Vortrag von Klaus Poppensieker über Madeiras Blütenzauber
Soll man die Insekten Madeiras nun beneiden oder wegen ihrer Arbeitsüberlastung als Bestäuber bedauern? Sie haben das ganze Jahr über gut zu tun, denn auf der Insel, die keinen richtigen Herbst oder Winter kennt, blüht es ununterbrochen. Hier ist die Natur ständig in Aufbruchstimmung, wie wir es hierzulande nur im Mai kennen.
Die gebirgige Insel Madeira ist vulkanischen Ursprungs; sie erstreckt sich über 57 Kilometer Länge und 22 Kilometer Breite und hat rund 230.000 Einwohner. Das Klima ist subtropisch, wobei es jedoch klimatische Unterschiede zwischen dem feuchten Nord- und dem trockenen Südteil der Insel gibt. Madeira ist eine Schatzinsel für Botaniker. Viele aus Südafrika oder Afrika importierte Kultur- und Zierpflanzen gedeihen dort prächtig, aber auch Vögel haben – durch mitgeschleppte Samen im Gefieder – zur Verbreitung von Arten beigetragen.

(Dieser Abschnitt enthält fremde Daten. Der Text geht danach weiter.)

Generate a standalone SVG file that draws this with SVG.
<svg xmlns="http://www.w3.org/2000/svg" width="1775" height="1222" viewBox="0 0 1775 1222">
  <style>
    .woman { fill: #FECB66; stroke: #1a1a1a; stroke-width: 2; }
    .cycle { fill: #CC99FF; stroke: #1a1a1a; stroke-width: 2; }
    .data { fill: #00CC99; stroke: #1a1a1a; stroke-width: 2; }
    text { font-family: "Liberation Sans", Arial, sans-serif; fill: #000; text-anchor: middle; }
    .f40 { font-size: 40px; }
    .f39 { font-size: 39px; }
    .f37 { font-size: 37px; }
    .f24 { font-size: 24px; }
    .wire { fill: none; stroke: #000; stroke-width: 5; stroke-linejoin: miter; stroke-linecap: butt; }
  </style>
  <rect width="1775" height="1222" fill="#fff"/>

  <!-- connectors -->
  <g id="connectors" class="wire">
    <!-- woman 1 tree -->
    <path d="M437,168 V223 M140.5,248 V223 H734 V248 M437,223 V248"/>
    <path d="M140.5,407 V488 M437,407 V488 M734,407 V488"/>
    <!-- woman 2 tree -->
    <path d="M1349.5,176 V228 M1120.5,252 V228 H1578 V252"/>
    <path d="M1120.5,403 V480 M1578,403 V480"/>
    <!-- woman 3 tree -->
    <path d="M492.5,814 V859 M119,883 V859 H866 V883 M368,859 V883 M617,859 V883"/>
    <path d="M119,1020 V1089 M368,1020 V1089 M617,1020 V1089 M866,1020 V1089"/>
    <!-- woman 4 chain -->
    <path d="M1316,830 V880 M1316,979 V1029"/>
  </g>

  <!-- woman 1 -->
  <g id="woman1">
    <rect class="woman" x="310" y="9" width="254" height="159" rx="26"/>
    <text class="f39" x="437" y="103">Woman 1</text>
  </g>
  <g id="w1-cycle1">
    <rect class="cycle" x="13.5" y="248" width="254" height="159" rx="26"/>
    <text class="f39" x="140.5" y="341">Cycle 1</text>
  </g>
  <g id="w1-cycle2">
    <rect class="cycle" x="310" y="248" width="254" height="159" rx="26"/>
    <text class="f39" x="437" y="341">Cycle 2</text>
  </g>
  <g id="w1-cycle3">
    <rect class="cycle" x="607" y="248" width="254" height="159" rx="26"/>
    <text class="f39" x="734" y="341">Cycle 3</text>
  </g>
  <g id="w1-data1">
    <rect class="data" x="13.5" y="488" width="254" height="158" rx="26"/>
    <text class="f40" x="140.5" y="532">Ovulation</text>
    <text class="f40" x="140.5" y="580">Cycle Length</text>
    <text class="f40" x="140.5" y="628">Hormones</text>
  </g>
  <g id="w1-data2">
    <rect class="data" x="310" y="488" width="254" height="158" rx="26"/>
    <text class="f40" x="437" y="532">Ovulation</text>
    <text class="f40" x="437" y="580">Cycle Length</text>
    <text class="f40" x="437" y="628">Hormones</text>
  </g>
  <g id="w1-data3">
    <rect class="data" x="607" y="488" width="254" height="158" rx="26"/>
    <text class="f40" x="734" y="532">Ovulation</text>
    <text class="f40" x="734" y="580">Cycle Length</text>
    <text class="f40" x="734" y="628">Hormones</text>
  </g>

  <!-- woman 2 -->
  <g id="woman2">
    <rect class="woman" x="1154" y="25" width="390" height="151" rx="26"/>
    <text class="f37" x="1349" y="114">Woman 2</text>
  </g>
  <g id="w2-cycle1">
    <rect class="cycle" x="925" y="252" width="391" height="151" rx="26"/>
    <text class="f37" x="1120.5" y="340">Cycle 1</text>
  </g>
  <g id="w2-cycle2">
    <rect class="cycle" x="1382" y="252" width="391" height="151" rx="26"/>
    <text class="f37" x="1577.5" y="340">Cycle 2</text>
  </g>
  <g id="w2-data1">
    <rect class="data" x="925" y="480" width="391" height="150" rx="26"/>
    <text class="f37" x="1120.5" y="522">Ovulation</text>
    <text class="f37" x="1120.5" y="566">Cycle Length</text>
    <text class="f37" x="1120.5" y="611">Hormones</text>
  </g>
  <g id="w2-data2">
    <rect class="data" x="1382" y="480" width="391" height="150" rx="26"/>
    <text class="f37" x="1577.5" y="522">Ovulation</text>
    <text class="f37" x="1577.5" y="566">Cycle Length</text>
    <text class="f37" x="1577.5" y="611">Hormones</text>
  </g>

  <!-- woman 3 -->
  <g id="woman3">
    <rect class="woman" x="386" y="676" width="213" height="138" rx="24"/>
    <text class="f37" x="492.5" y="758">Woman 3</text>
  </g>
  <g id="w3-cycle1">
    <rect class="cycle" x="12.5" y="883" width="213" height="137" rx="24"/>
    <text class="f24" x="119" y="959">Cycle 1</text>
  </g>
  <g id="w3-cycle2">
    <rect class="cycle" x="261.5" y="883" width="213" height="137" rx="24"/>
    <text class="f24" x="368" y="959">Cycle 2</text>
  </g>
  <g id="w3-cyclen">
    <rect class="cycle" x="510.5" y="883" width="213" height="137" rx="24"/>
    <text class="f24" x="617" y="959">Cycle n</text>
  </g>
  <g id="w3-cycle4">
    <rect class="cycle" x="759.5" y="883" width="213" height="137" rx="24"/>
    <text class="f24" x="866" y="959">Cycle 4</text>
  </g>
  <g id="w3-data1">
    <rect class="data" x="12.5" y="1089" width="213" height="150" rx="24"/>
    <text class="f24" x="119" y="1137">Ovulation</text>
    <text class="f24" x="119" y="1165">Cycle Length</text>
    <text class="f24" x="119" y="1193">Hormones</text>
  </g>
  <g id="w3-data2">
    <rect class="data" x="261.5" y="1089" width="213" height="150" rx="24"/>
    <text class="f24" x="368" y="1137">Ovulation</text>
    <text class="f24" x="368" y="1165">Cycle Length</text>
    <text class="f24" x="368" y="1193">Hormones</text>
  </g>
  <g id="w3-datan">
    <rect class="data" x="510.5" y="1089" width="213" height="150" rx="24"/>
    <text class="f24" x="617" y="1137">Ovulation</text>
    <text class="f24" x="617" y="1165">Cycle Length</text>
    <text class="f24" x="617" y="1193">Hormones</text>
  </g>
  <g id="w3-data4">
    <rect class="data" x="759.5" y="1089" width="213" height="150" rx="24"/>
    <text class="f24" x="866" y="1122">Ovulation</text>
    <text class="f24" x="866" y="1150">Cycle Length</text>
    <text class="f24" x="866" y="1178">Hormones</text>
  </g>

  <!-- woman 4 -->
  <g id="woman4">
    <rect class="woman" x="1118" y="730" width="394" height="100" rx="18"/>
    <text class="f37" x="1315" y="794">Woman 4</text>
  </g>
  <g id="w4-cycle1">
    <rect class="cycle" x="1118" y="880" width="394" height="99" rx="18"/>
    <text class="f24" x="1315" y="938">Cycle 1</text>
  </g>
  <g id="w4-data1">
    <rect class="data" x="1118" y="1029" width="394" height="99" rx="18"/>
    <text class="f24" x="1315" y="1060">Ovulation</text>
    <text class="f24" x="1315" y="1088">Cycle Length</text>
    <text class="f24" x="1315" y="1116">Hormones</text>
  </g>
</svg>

Zweimal hat Klaus Poppensieker die Holzinsel (so die Übersetzung des Namens Madeira aus dem Portugiesischen) zusammen mit seiner Frau Ulrike besucht, jeweils im September, und von den biologischen Exkursionen eine reiche Fotoausbeute mitgebracht. Er versprach seinem Publikum im Aka-Vortragsraum: „Ich werden Sie mit Blumenbildern überhäufen“. Was ihm mit Hilfe von 176 Lichtbildern auch gelang.
Die Formen- und Farbenpracht der Blüten ist überwältigend - als hätten die kühnsten Maler ihre Phantasien ausgetobt. Der Seh-Genuss war also garantiert, und deshalb machte es den Zuschauern auch nichts aus, dass Poppensieker nicht alle Pflanzen bestimmen und ihnen die unter Wissenschaftlern gebräuchlichen lateinischen Namen zuweisen konnte.
Um den Blütenzauber Madeiras zu genießen, brauchte Poppensieker nur das Hotelgebäude zu verlassen und den prächtigen Hotelgarten zu betreten. Schon beim Frühstück im Freien duftete es nach Franchipani, und er erfreute sich am Anblick der an der Hauswand wuchernden rot blühenden Bougainvillea. Er stellte seinem Publikum den Garten der Drachenbäume und einen Orchideengarten vor und nahm es mit auf eine Wanderung entlang der Levadas. Diese Bewässerungsgräben im Norden waren einst von maurischen Sklaven gebaut worden, um die Zuckerrohrplantagen zu bewässern.
Poppensieker erzählte von kuriosen Pflanzen, etwa der Engelstrompete, die nur in den Abendstunden betörend duftet und damit Nachtinsekten anlockt, und vom Kapokbaum, aus dessen Fasern Rettungswesten und in früheren Zeiten Kopfkissen hergestellt wurden.
Die Königin unter den Blumen Madeiras aber ist die Strelitzie, benannt nach der britischen Königin Charlotte, einer geborenen Prinzessin von Mecklenburg-Strelitz. Weitaus besser wird die Pflanze durch ihren Zweitnamen charakterisiert: Paradiesvogelblume. Dieses Ingwergewächs aus Südafrika wächst auf Madeira und den Kanarischen Inseln sogar wild wie bei uns der Löwenzahn – ganz ohne gärtnerische Zuwendung.
Wer gerade keine Gelegenheit hat, die Insel des ewigen Frühlings zu besuchen, kann - immerhin - einige der beim Vortrag vorgestellten Pflanzen in Darmstadts Botanischem Garten entdecken.